++++ Record excerpts ++++
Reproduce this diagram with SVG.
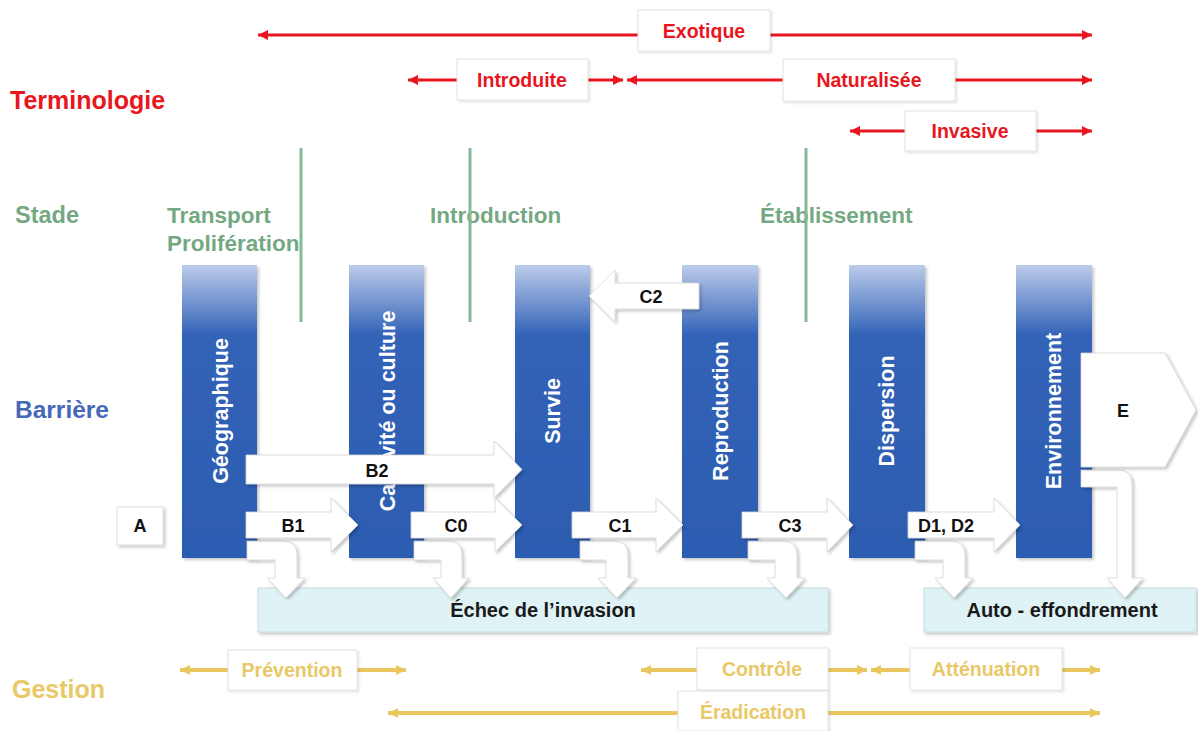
++++
++++ Record excerpts ++++
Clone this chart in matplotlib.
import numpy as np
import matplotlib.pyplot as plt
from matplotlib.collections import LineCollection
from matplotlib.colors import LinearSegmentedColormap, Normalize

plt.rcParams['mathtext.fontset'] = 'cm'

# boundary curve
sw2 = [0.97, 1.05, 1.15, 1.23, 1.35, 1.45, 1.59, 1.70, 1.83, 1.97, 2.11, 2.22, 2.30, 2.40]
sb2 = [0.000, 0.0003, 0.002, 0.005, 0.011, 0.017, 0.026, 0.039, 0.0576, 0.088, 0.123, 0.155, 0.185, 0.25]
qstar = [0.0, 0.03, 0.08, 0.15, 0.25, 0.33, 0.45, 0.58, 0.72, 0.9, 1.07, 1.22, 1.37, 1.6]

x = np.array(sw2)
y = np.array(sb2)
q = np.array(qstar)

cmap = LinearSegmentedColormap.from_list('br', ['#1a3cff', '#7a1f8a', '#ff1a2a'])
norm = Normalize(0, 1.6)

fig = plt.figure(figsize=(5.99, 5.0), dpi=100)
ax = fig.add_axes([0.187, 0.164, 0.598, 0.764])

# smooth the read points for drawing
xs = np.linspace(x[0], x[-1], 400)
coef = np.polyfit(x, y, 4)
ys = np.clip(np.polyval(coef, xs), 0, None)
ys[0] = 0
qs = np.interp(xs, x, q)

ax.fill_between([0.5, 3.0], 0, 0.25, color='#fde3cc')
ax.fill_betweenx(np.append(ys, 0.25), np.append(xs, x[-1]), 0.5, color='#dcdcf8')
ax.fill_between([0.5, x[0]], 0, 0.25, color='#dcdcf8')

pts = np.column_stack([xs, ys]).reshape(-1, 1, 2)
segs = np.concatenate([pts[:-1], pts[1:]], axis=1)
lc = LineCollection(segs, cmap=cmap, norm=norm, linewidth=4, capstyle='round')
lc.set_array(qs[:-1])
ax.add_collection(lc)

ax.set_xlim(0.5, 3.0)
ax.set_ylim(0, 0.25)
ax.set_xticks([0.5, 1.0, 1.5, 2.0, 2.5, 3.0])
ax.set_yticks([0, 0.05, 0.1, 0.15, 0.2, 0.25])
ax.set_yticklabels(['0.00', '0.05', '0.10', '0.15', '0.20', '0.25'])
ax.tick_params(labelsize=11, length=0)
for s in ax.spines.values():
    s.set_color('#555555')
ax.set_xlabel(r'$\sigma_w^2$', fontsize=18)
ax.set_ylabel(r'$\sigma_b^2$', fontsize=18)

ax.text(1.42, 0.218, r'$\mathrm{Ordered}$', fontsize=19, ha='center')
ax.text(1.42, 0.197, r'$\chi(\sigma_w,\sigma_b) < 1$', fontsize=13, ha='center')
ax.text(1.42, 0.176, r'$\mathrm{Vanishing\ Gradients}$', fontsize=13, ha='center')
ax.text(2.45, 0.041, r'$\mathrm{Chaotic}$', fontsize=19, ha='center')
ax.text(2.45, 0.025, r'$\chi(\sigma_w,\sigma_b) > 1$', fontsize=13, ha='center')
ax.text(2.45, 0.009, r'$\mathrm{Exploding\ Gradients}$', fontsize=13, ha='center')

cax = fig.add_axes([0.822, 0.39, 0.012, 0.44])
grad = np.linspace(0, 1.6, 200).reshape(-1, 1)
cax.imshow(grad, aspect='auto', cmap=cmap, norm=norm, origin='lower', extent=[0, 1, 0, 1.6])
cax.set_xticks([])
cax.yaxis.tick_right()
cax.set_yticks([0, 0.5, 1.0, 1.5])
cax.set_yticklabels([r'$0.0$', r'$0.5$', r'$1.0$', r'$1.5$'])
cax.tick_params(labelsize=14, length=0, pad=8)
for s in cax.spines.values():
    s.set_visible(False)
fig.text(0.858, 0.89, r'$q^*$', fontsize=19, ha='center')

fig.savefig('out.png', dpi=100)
++++
### To do:
Extract every line of the records above that contains the word "this".

### The completed task:
Reproduce this diagram with SVG.
Clone this chart in matplotlib.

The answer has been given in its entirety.